Thodey's biggest offsetting growth engine continues to be Telstra's revitalised mobiles business. It has boosted customer accounts by 3.8 million customers or 36 per cent to 14.4 million since the middle of 2010, including 607,000 in the latest December half.
Mobiles revenue rose by 4.6 per cent to $4.56 billion, more than twice as much as the PSTN voice business delivered, and earnings before interest, tax, depreciation and amortisation as a percentage of sales rose by 3 percentage points to 37 per cent in 2012, suggesting mobiles delivered a December-half EBITDA of about $1.7 billion - a third of the group's 5 per cent higher half-year EBITDA of $5 billion.

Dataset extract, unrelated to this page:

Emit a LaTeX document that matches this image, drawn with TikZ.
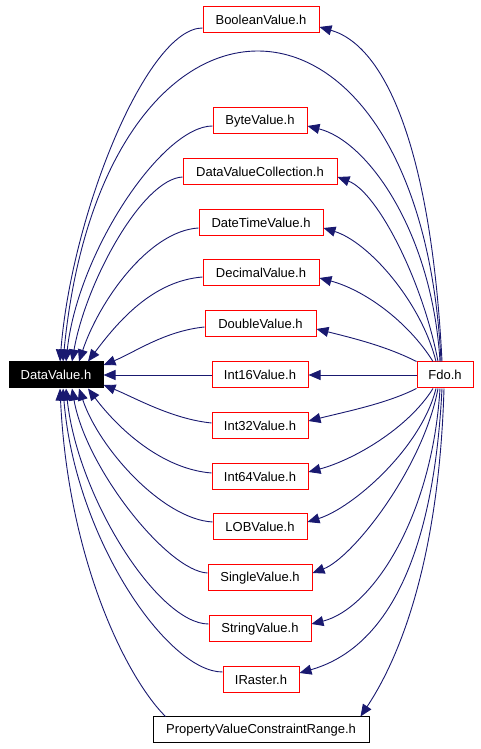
\documentclass[tikz,border=0pt]{standalone}
\usepackage{fontspec}
\setmainfont{Liberation Sans}
\usetikzlibrary{arrows.meta}
\definecolor{EdgeNavy}{RGB}{25,25,112}
\definecolor{BoxRed}{RGB}{255,0,0}

\begin{document}
\begin{tikzpicture}[x=1pt, y=1pt, font=\fontsize{13}{15}\selectfont,
	fichero/.style={rectangle, draw=BoxRed, line width=1pt, fill=white,
		minimum height=26pt, inner sep=0pt},
	flecha/.style={-{Triangle[length=12pt, width=10pt]}, EdgeNavy, line width=0.9pt}]
	\useasboundingbox (0,0) rectangle (480,749);
	\node[fichero, fill=black, draw=black, text=white, minimum width=94pt] (datavalue) at (56,374) {DataValue.h};
	\node[fichero, minimum width=56pt] (fdo) at (445,374) {Fdo.h};
	\node[fichero, minimum width=116pt] (boolean) at (261,729) {BooleanValue.h};
	\node[fichero, minimum width=94pt] (byte) at (260,628) {ByteValue.h};
	\node[fichero, minimum width=154pt] (collection) at (260,577) {DataValueCollection.h};
	\node[fichero, minimum width=124pt] (datetime) at (261,526) {DateTimeValue.h};
	\node[fichero, minimum width=116pt] (decimal) at (261,476) {DecimalValue.h};
	\node[fichero, minimum width=111pt] (double) at (260.5,425) {DoubleValue.h};
	\node[fichero, minimum width=96pt] (int16) at (260,374) {Int16Value.h};
	\node[fichero, minimum width=96pt] (int32) at (260,323) {Int32Value.h};
	\node[fichero, minimum width=96pt] (int64) at (260,272) {Int64Value.h};
	\node[fichero, minimum width=94pt] (lob) at (260,222) {LOBValue.h};
	\node[fichero, minimum width=104pt] (single) at (260,171) {SingleValue.h};
	\node[fichero, minimum width=102pt] (string) at (260,120) {StringValue.h};
	\node[fichero, minimum width=76pt] (iraster) at (261,69) {IRaster.h};
	\node[fichero, draw=black, minimum width=216pt] (range) at (261,19) {PropertyValueConstraintRange.h};
	% hacia DataValue.h
	\draw[flecha] ([yshift=-8pt]boolean.west) .. controls +(-55,0) and +(12,150) .. ([xshift=4pt]datavalue.north);
	\draw[flecha] ([yshift=-5pt]byte.west) .. controls +(-50,0) and +(12,110) .. ([xshift=10pt]datavalue.north);
	\draw[flecha] ([yshift=-5pt]collection.west) .. controls +(-40,-2) and +(14,80) .. ([xshift=16pt]datavalue.north);
	\draw[flecha] ([yshift=-5pt]datetime.west) .. controls +(-50,-3) and +(20,60) .. ([xshift=23pt]datavalue.north);
	\draw[flecha] ([yshift=-4pt]decimal.west) .. controls +(-50,-4) and +(30,40) .. ([xshift=32pt]datavalue.north);
	\draw[flecha] ([yshift=-3pt]double.west) .. controls +(-40,-4) and +(30,12) .. ([yshift=10pt]datavalue.east);
	\draw[flecha] (int16.west) -- (datavalue.east);
	\draw[flecha] ([yshift=3pt]int32.west) .. controls +(-40,4) and +(30,-12) .. ([yshift=-10pt]datavalue.east);
	\draw[flecha] ([yshift=4pt]int64.west) .. controls +(-50,4) and +(30,-40) .. ([xshift=32pt]datavalue.south);
	\draw[flecha] ([yshift=5pt]lob.west) .. controls +(-50,3) and +(20,-60) .. ([xshift=23pt]datavalue.south);
	\draw[flecha] ([yshift=5pt]single.west) .. controls +(-40,2) and +(14,-80) .. ([xshift=16pt]datavalue.south);
	\draw[flecha] ([yshift=5pt]string.west) .. controls +(-50,0) and +(12,-110) .. ([xshift=10pt]datavalue.south);
	\draw[flecha] ([yshift=8pt]iraster.west) .. controls +(-55,0) and +(12,-150) .. ([xshift=7pt]datavalue.south);
	\draw[flecha] ([xshift=13pt]range.north west) .. controls +(-40,40) and +(8,-170) .. ([xshift=4pt]datavalue.south);
	% desde Fdo.h
	\draw[flecha] ([xshift=-4pt]fdo.north) .. controls +(-20,412) and +(40,412) .. ([xshift=7pt]datavalue.north);
	\draw[flecha] ([xshift=-3pt]fdo.north) .. controls +(-10,200) and +(70,-20) .. ([yshift=-7pt]boolean.east);
	\draw[flecha] ([xshift=-5pt]fdo.north) .. controls +(-8,130) and +(60,-15) .. ([yshift=-5pt]byte.east);
	\draw[flecha] ([xshift=-7pt]fdo.north) .. controls +(-15,80) and +(40,-15) .. ([yshift=-5pt]collection.east);
	\draw[flecha] ([xshift=-9pt]fdo.north) .. controls +(-15,60) and +(45,-14) .. ([yshift=-5pt]datetime.east);
	\draw[flecha] ([xshift=-12pt]fdo.north) .. controls +(-25,40) and +(45,-12) .. ([yshift=-5pt]decimal.east);
	\draw[flecha] (fdo.north west) .. controls +(-30,15) and +(40,-10) .. ([yshift=-5pt]double.east);
	\draw[flecha] (fdo.west) -- (int16.east);
	\draw[flecha] (fdo.south west) .. controls +(-30,-15) and +(40,10) .. ([yshift=5pt]int32.east);
	\draw[flecha] ([xshift=-12pt]fdo.south) .. controls +(-25,-40) and +(45,12) .. ([yshift=5pt]int64.east);
	\draw[flecha] ([xshift=-9pt]fdo.south) .. controls +(-15,-60) and +(45,14) .. ([yshift=5pt]lob.east);
	\draw[flecha] ([xshift=-7pt]fdo.south) .. controls +(-15,-80) and +(40,15) .. ([yshift=5pt]single.east);
	\draw[flecha] ([xshift=-5pt]fdo.south) .. controls +(-8,-130) and +(60,15) .. ([yshift=5pt]string.east);
	\draw[flecha] ([xshift=-3pt]fdo.south) .. controls +(-10,-200) and +(70,20) .. ([yshift=7pt]iraster.east);
	\draw[flecha] ([xshift=-1pt]fdo.south) .. controls +(-5,-170) and +(40,60) .. ([xshift=-9pt]range.north east);
\end{tikzpicture}
\end{document}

A campaign to simplify internal processes and boost productivity also continued to deliver by contributing $381 million to the result in the half, but it is now more than two years old. The easy yards have been gained.
Customer satisfaction is a less obvious third profit driver. It's not something that Thodey is ready to break out as an earnings lever
but it's a real contributor never-
theless, and it could be a significant one in the medium term if the company successfully hauls satisfaction rates up to where the world's best telcos are.
Thodey is said to be relentless on the issue inside the company. Executives know that if they get a call from him, he's quite likely to ask them to detail their most recent personal customer contacts.
The Maiden family owns Telstra shares.